WHAT THE TASK REQUIRES
Print only the lines from the top of the data through the line with "const BIO_K_24H = [225, 243, 507, 531];", both included, skipping every picture.

= = = =

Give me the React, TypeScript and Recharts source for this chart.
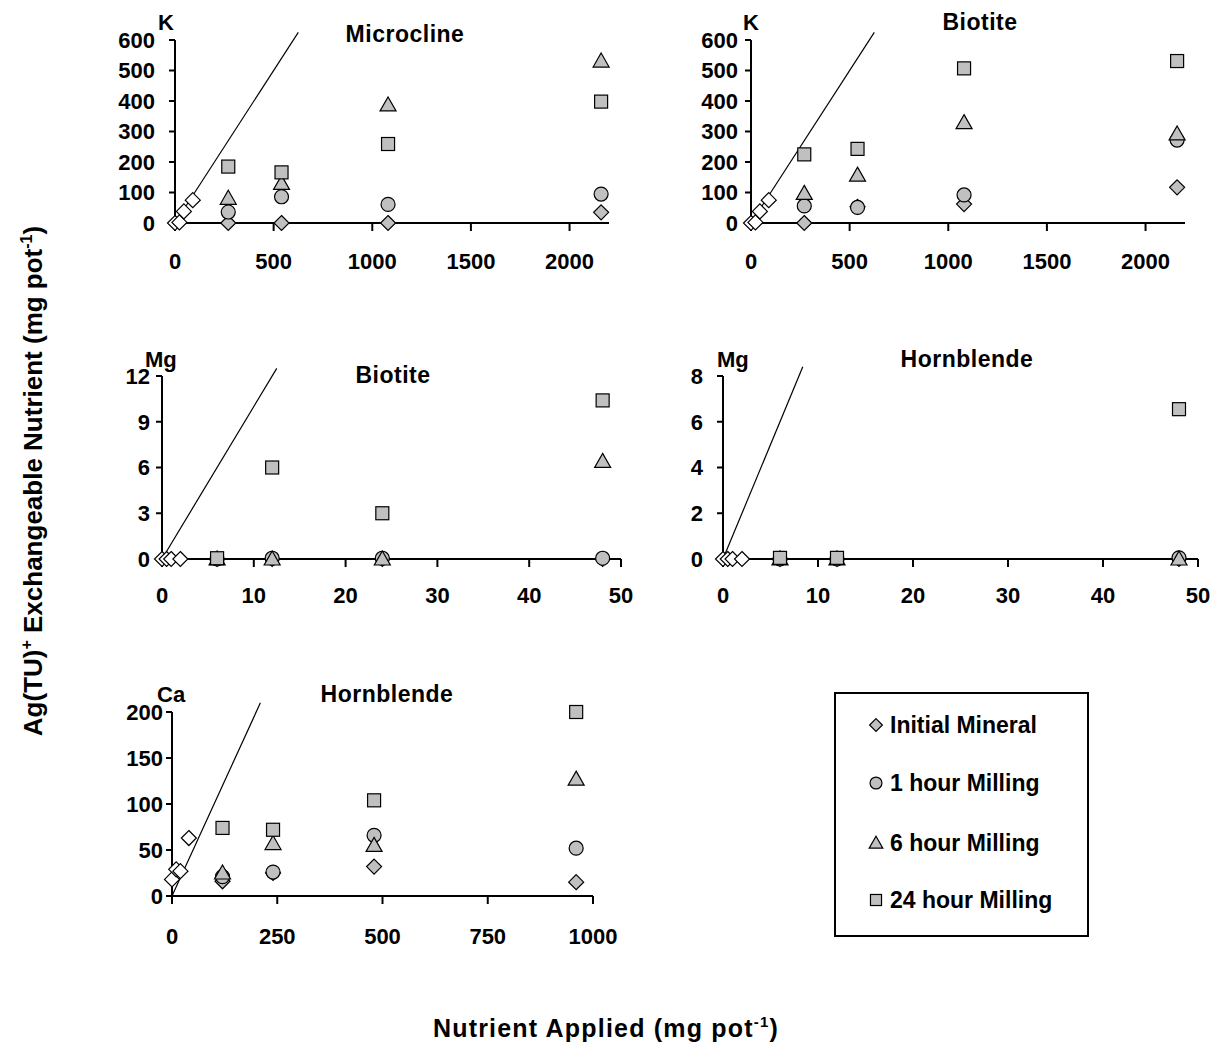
import { ScatterChart, Scatter, XAxis, YAxis, ReferenceLine } from "recharts";

const FONT = "'Liberation Sans', Arial, Helvetica, sans-serif";
const GRAY = "#c0c0c0";

const SERIES_NAMES = ["Initial Mineral", "1 hour Milling", "6 hour Milling", "24 hour Milling"];
const SERIES_SHAPES = ["diamond", "circle", "triangle", "square"];

// applied amounts (mg pot-1)
const K_X = [270, 540, 1080, 2160];
const K_CTRL_X = [0, 22.5, 45, 90];
const MG_X = [6, 12, 24, 48];
const MG_HBL_X = [6, 12, 48];
const MG_CTRL_X = [0, 0.5, 1, 2];
const CA_X = [120, 240, 480, 960];
const CA_CTRL_X = [0, 10, 20, 40];

// K - Microcline
const MIC_K_CTRL = [0, 2, 38, 75];
const MIC_K_INITIAL = [0, 0, 0, 35];
const MIC_K_1H = [36, 86, 61, 95];
const MIC_K_6H = [81, 130, 387, 531];
const MIC_K_24H = [185, 166, 259, 398];

// K - Biotite
const BIO_K_CTRL = [0, 2, 38, 75];
const BIO_K_INITIAL = [0, 53, 62, 117];
const BIO_K_1H = [56, 51, 92, 272];
const BIO_K_6H = [97, 157, 329, 292];
const BIO_K_24H = [225, 243, 507, 531];

// Mg - Biotite
const BIO_MG_CTRL = [0, 0, 0, 0];
const BIO_MG_INITIAL = [0, 0, 0, 0];
const BIO_MG_1H = [0, 0.05, 0.05, 0.05];
const BIO_MG_6H = [0, 0, 0, 6.4];
const BIO_MG_24H = [0.05, 6.0, 3.0, 10.4];

// Mg - Hornblende
const HBL_MG_CTRL = [0, 0, 0, 0];
const HBL_MG_INITIAL = [0, 0, 0];
const HBL_MG_1H = [0, 0, 0.05];
const HBL_MG_6H = [0, 0, 0];
const HBL_MG_24H = [0.05, 0.05, 6.55];

// Ca - Hornblende
const HBL_CA_CTRL = [18, 29, 27, 63];
const HBL_CA_INITIAL = [16, 25, 32, 15];
const HBL_CA_1H = [21, 26, 66, 52];
const HBL_CA_6H = [25, 57, 55, 127];
const HBL_CA_24H = [74, 72, 104, 200];

const K_X_TICKS = [0, 500, 1000, 1500, 2000];
const K_Y_TICKS = [0, 100, 200, 300, 400, 500, 600];
const MG_X_TICKS = [0, 10, 20, 30, 40, 50];
const BIO_MG_Y_TICKS = [0, 3, 6, 9, 12];
const HBL_MG_Y_TICKS = [0, 2, 4, 6, 8];
const CA_X_TICKS = [0, 250, 500, 750, 1000];
const CA_Y_TICKS = [0, 50, 100, 150, 200];

const zip = (xs: number[], ys: number[]) => xs.map((x, i) => ({ x, y: ys[i] }));

function Marker({ kind, cx, cy, fill = GRAY, s = 1 }: any) {
  const common = { fill, stroke: "#000", strokeWidth: 1.2 };
  if (kind === "diamond") {
    const r = 7.5 * s;
    return <polygon {...common} points={`${cx},${cy - r} ${cx + r},${cy} ${cx},${cy + r} ${cx - r},${cy}`} />;
  }
  if (kind === "circle") return <circle {...common} cx={cx} cy={cy} r={7 * s} />;
  if (kind === "triangle") {
    return (
      <polygon
        {...common}
        points={`${cx},${cy - 8 * s} ${cx + 8 * s},${cy + 6 * s} ${cx - 8 * s},${cy + 6 * s}`}
      />
    );
  }
  return <rect {...common} x={cx - 6.5 * s} y={cy - 6.5 * s} width={13 * s} height={13 * s} />;
}

const tickStyle = { fill: "#000", fontSize: 22, fontWeight: 700, fontFamily: FONT };
const axisStroke = { stroke: "#000", strokeWidth: 2 };

interface PanelProps {
  x0: number;
  x1: number;
  yTop: number;
  yBot: number;
  xDomain: number[];
  xTicks: number[];
  yDomain: number[];
  yTicks: number[];
  yTickMargin: number;
  xTickMargin: number;
  lineMax: number;
  ctrlX: number[];
  ctrl: number[];
  xs: number[];
  series: number[][];
}

function Panel(p: PanelProps) {
  const YW = 80;
  const MT = 40;
  const MR = 40;
  const XH = 60;
  const w = p.x1 - p.x0 + YW + MR;
  const h = p.yBot - p.yTop + MT + XH;
  return (
    <div style={{ position: "absolute", left: p.x0 - YW, top: p.yTop - MT }}>
      <ScatterChart width={w} height={h} margin={{ top: MT, right: MR, left: 0, bottom: 0 }}>
        <XAxis
          type="number"
          dataKey="x"
          domain={p.xDomain}
          ticks={p.xTicks}
          interval={0}
          height={XH}
          tickSize={8}
          tickMargin={p.xTickMargin}
          axisLine={axisStroke}
          tickLine={axisStroke}
          tick={tickStyle}
        />
        <YAxis
          type="number"
          dataKey="y"
          domain={p.yDomain}
          ticks={p.yTicks}
          interval={0}
          width={YW}
          tickSize={6}
          tickMargin={p.yTickMargin}
          axisLine={axisStroke}
          tickLine={axisStroke}
          tick={tickStyle}
        />
        <ReferenceLine
          segment={[
            { x: 0, y: 0 },
            { x: p.lineMax, y: p.lineMax },
          ]}
          ifOverflow="visible"
          stroke="#000"
          strokeWidth={1.2}
        />
        <Scatter
          data={zip(p.ctrlX, p.ctrl)}
          isAnimationActive={false}
          shape={(props: any) => <Marker kind="diamond" cx={props.cx} cy={props.cy} fill="#fff" />}
        />
        {p.series.map((ys, i) => (
          <Scatter
            key={SERIES_NAMES[i]}
            name={SERIES_NAMES[i]}
            data={zip(p.xs, ys)}
            isAnimationActive={false}
            shape={(props: any) => <Marker kind={SERIES_SHAPES[i]} cx={props.cx} cy={props.cy} />}
          />
        ))}
      </ScatterChart>
    </div>
  );
}

function Overlay() {
  const t = { fontFamily: FONT, fontWeight: 700, fill: "#000" };
  const legendRows = [725, 783, 843, 900];
  return (
    <svg
      width={1215}
      height={1046}
      style={{ position: "absolute", left: 0, top: 0, pointerEvents: "none" }}
    >
      {/* element labels */}
      <text {...t} fontSize={22} x={158} y={30}>K</text>
      <text {...t} fontSize={22} x={743} y={30}>K</text>
      <text {...t} fontSize={22} x={145} y={367}>Mg</text>
      <text {...t} fontSize={22} x={717} y={367}>Mg</text>
      <text {...t} fontSize={22} x={157} y={702}>Ca</text>
      {/* mineral titles */}
      <text {...t} fontSize={23} x={405} y={42} textAnchor="middle" letterSpacing={0.5}>Microcline</text>
      <text {...t} fontSize={23} x={980} y={30} textAnchor="middle" letterSpacing={0.5}>Biotite</text>
      <text {...t} fontSize={23} x={393} y={383} textAnchor="middle" letterSpacing={0.5}>Biotite</text>
      <text {...t} fontSize={23} x={967} y={367} textAnchor="middle" letterSpacing={0.5}>Hornblende</text>
      <text {...t} fontSize={23} x={387} y={702} textAnchor="middle" letterSpacing={0.5}>Hornblende</text>

      {/* axis titles */}
      <text {...t} fontSize={25} x={606} y={1037} textAnchor="middle" letterSpacing={1.2}>
        Nutrient Applied (mg pot
        <tspan fontSize={15} dy={-10}>-1</tspan>
        <tspan dy={10}>)</tspan>
      </text>
      <text {...t} fontSize={26} transform="rotate(-90 42 481)" x={42} y={481} textAnchor="middle">
        Ag(TU)
        <tspan fontSize={16} dy={-10}>+</tspan>
        <tspan dy={10}> Exchangeable  Nutrient (mg pot</tspan>
        <tspan fontSize={16} dy={-10}>-1</tspan>
        <tspan dy={10}>)</tspan>
      </text>

      {/* legend */}
      <rect x={835} y={693} width={253} height={243} fill="#fff" stroke="#000" strokeWidth={2} />
      {SERIES_NAMES.map((name, i) => (
        <g key={name}>
          <Marker kind={SERIES_SHAPES[i]} cx={876} cy={legendRows[i]} s={0.85} />
          <text {...t} fontSize={23} x={890} y={legendRows[i] + 8}>
            {name}
          </text>
        </g>
      ))}
    </svg>
  );
}

export default function App() {
  return (
    <div style={{ position: "absolute", left: 0, top: 0, width: 1215, height: 1046, background: "#fff" }}>
      <Panel
        x0={175}
        x1={609}
        yTop={40}
        yBot={223}
        xDomain={[0, 2200]}
        xTicks={K_X_TICKS}
        yDomain={[0, 600]}
        yTicks={K_Y_TICKS}
        yTickMargin={14}
        xTickMargin={22}
        lineMax={625}
        ctrlX={K_CTRL_X}
        ctrl={MIC_K_CTRL}
        xs={K_X}
        series={[MIC_K_INITIAL, MIC_K_1H, MIC_K_6H, MIC_K_24H]}
      />
      <Panel
        x0={751}
        x1={1185}
        yTop={40}
        yBot={223}
        xDomain={[0, 2200]}
        xTicks={K_X_TICKS}
        yDomain={[0, 600]}
        yTicks={K_Y_TICKS}
        yTickMargin={7}
        xTickMargin={22}
        lineMax={625}
        ctrlX={K_CTRL_X}
        ctrl={BIO_K_CTRL}
        xs={K_X}
        series={[BIO_K_INITIAL, BIO_K_1H, BIO_K_6H, BIO_K_24H]}
      />
      <Panel
        x0={162}
        x1={621}
        yTop={376}
        yBot={559}
        xDomain={[0, 50]}
        xTicks={MG_X_TICKS}
        yDomain={[0, 12]}
        yTicks={BIO_MG_Y_TICKS}
        yTickMargin={6}
        xTickMargin={20}
        lineMax={12.5}
        ctrlX={MG_CTRL_X}
        ctrl={BIO_MG_CTRL}
        xs={MG_X}
        series={[BIO_MG_INITIAL, BIO_MG_1H, BIO_MG_6H, BIO_MG_24H]}
      />
      <Panel
        x0={723}
        x1={1198}
        yTop={376}
        yBot={559}
        xDomain={[0, 50]}
        xTicks={MG_X_TICKS}
        yDomain={[0, 8]}
        yTicks={HBL_MG_Y_TICKS}
        yTickMargin={14}
        xTickMargin={20}
        lineMax={8.4}
        ctrlX={MG_CTRL_X}
        ctrl={HBL_MG_CTRL}
        xs={MG_HBL_X}
        series={[HBL_MG_INITIAL, HBL_MG_1H, HBL_MG_6H, HBL_MG_24H]}
      />
      <Panel
        x0={172}
        x1={593}
        yTop={712}
        yBot={896}
        xDomain={[0, 1000]}
        xTicks={CA_X_TICKS}
        yDomain={[0, 200]}
        yTicks={CA_Y_TICKS}
        yTickMargin={3}
        xTickMargin={24}
        lineMax={210}
        ctrlX={CA_CTRL_X}
        ctrl={HBL_CA_CTRL}
        xs={CA_X}
        series={[HBL_CA_INITIAL, HBL_CA_1H, HBL_CA_6H, HBL_CA_24H]}
      />
      <Overlay />
    </div>
  );
}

= = = =

THE RESPONSE
Give me the React, TypeScript and Recharts source for this chart.
import { ScatterChart, Scatter, XAxis, YAxis, ReferenceLine } from "recharts";

const FONT = "'Liberation Sans', Arial, Helvetica, sans-serif";
const GRAY = "#c0c0c0";

const SERIES_NAMES = ["Initial Mineral", "1 hour Milling", "6 hour Milling", "24 hour Milling"];
const SERIES_SHAPES = ["diamond", "circle", "triangle", "square"];

// applied amounts (mg pot-1)
const K_X = [270, 540, 1080, 2160];
const K_CTRL_X = [0, 22.5, 45, 90];
const MG_X = [6, 12, 24, 48];
const MG_HBL_X = [6, 12, 48];
const MG_CTRL_X = [0, 0.5, 1, 2];
const CA_X = [120, 240, 480, 960];
const CA_CTRL_X = [0, 10, 20, 40];

// K - Microcline
const MIC_K_CTRL = [0, 2, 38, 75];
const MIC_K_INITIAL = [0, 0, 0, 35];
const MIC_K_1H = [36, 86, 61, 95];
const MIC_K_6H = [81, 130, 387, 531];
const MIC_K_24H = [185, 166, 259, 398];

// K - Biotite
const BIO_K_CTRL = [0, 2, 38, 75];
const BIO_K_INITIAL = [0, 53, 62, 117];
const BIO_K_1H = [56, 51, 92, 272];
const BIO_K_6H = [97, 157, 329, 292];
const BIO_K_24H = [225, 243, 507, 531];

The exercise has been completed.